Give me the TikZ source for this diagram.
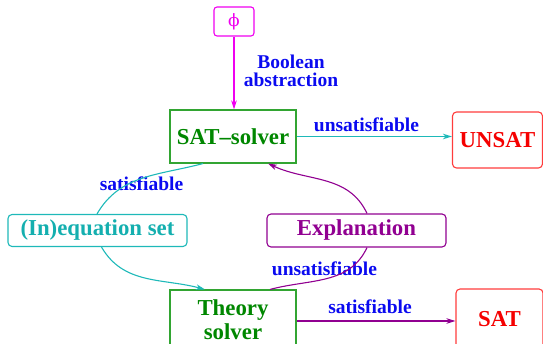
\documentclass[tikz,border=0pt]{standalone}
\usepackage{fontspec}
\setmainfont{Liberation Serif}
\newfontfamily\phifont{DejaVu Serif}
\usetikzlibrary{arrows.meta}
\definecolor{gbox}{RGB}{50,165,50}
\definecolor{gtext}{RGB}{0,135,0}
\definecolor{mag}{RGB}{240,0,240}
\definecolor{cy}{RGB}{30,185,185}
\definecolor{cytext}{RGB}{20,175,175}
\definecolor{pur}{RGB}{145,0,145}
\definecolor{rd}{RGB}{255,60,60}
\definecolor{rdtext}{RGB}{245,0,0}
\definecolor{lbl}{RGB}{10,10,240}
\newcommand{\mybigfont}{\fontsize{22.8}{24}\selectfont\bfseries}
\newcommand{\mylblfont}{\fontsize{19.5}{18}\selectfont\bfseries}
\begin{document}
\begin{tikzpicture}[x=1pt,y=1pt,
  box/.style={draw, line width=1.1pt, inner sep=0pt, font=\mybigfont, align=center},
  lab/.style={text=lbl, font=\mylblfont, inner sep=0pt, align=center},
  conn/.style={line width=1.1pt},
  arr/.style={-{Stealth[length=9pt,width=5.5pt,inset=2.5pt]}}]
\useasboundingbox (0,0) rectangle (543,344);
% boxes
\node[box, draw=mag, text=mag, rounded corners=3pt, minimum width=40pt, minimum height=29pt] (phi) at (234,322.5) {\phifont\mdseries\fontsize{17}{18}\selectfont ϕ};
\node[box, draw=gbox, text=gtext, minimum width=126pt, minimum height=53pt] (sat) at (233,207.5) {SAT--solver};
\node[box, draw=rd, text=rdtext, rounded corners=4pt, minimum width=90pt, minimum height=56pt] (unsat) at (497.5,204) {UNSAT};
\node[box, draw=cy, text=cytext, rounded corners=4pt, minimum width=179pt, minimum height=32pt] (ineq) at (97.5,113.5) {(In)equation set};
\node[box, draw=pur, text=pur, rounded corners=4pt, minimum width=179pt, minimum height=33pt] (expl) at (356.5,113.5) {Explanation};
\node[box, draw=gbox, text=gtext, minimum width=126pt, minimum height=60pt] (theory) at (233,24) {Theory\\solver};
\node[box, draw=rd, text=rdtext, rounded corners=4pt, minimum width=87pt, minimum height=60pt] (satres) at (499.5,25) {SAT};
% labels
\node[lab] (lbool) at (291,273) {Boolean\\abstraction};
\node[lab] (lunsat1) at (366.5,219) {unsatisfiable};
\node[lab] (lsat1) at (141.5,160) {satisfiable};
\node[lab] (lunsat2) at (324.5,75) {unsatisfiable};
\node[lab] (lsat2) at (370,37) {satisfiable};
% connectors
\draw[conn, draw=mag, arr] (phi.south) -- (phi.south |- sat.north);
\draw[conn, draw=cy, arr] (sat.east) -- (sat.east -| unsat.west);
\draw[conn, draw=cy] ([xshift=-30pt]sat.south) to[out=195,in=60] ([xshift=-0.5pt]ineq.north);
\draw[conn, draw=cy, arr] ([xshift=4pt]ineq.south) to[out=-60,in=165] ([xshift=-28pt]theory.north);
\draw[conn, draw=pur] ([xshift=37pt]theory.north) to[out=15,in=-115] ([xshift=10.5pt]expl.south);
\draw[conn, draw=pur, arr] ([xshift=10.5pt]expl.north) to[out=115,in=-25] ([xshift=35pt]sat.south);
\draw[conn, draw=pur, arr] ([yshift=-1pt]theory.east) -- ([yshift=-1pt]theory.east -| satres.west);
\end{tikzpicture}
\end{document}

#### REQUIRED WORK
Repeat the data above exactly, but not the pictures.

#### ANSWER TO THIS PROBLEM
Give me the TikZ source for this diagram.
\documentclass[tikz,border=0pt]{standalone}
\usepackage{fontspec}
\setmainfont{Liberation Serif}
\newfontfamily\phifont{DejaVu Serif}
\usetikzlibrary{arrows.meta}
\definecolor{gbox}{RGB}{50,165,50}
\definecolor{gtext}{RGB}{0,135,0}
\definecolor{mag}{RGB}{240,0,240}
\definecolor{cy}{RGB}{30,185,185}
\definecolor{cytext}{RGB}{20,175,175}
\definecolor{pur}{RGB}{145,0,145}
\definecolor{rd}{RGB}{255,60,60}
\definecolor{rdtext}{RGB}{245,0,0}
\definecolor{lbl}{RGB}{10,10,240}
\newcommand{\mybigfont}{\fontsize{22.8}{24}\selectfont\bfseries}
\newcommand{\mylblfont}{\fontsize{19.5}{18}\selectfont\bfseries}
\begin{document}
\begin{tikzpicture}[x=1pt,y=1pt,
  box/.style={draw, line width=1.1pt, inner sep=0pt, font=\mybigfont, align=center},
  lab/.style={text=lbl, font=\mylblfont, inner sep=0pt, align=center},
  conn/.style={line width=1.1pt},
  arr/.style={-{Stealth[length=9pt,width=5.5pt,inset=2.5pt]}}]
\useasboundingbox (0,0) rectangle (543,344);
% boxes
\node[box, draw=mag, text=mag, rounded corners=3pt, minimum width=40pt, minimum height=29pt] (phi) at (234,322.5) {\phifont\mdseries\fontsize{17}{18}\selectfont ϕ};
\node[box, draw=gbox, text=gtext, minimum width=126pt, minimum height=53pt] (sat) at (233,207.5) {SAT--solver};
\node[box, draw=rd, text=rdtext, rounded corners=4pt, minimum width=90pt, minimum height=56pt] (unsat) at (497.5,204) {UNSAT};
\node[box, draw=cy, text=cytext, rounded corners=4pt, minimum width=179pt, minimum height=32pt] (ineq) at (97.5,113.5) {(In)equation set};
\node[box, draw=pur, text=pur, rounded corners=4pt, minimum width=179pt, minimum height=33pt] (expl) at (356.5,113.5) {Explanation};
\node[box, draw=gbox, text=gtext, minimum width=126pt, minimum height=60pt] (theory) at (233,24) {Theory\\solver};
\node[box, draw=rd, text=rdtext, rounded corners=4pt, minimum width=87pt, minimum height=60pt] (satres) at (499.5,25) {SAT};
% labels
\node[lab] (lbool) at (291,273) {Boolean\\abstraction};
\node[lab] (lunsat1) at (366.5,219) {unsatisfiable};
\node[lab] (lsat1) at (141.5,160) {satisfiable};
\node[lab] (lunsat2) at (324.5,75) {unsatisfiable};
\node[lab] (lsat2) at (370,37) {satisfiable};
% connectors
\draw[conn, draw=mag, arr] (phi.south) -- (phi.south |- sat.north);
\draw[conn, draw=cy, arr] (sat.east) -- (sat.east -| unsat.west);
\draw[conn, draw=cy] ([xshift=-30pt]sat.south) to[out=195,in=60] ([xshift=-0.5pt]ineq.north);
\draw[conn, draw=cy, arr] ([xshift=4pt]ineq.south) to[out=-60,in=165] ([xshift=-28pt]theory.north);
\draw[conn, draw=pur] ([xshift=37pt]theory.north) to[out=15,in=-115] ([xshift=10.5pt]expl.south);
\draw[conn, draw=pur, arr] ([xshift=10.5pt]expl.north) to[out=115,in=-25] ([xshift=35pt]sat.south);
\draw[conn, draw=pur, arr] ([yshift=-1pt]theory.east) -- ([yshift=-1pt]theory.east -| satres.west);
\end{tikzpicture}
\end{document}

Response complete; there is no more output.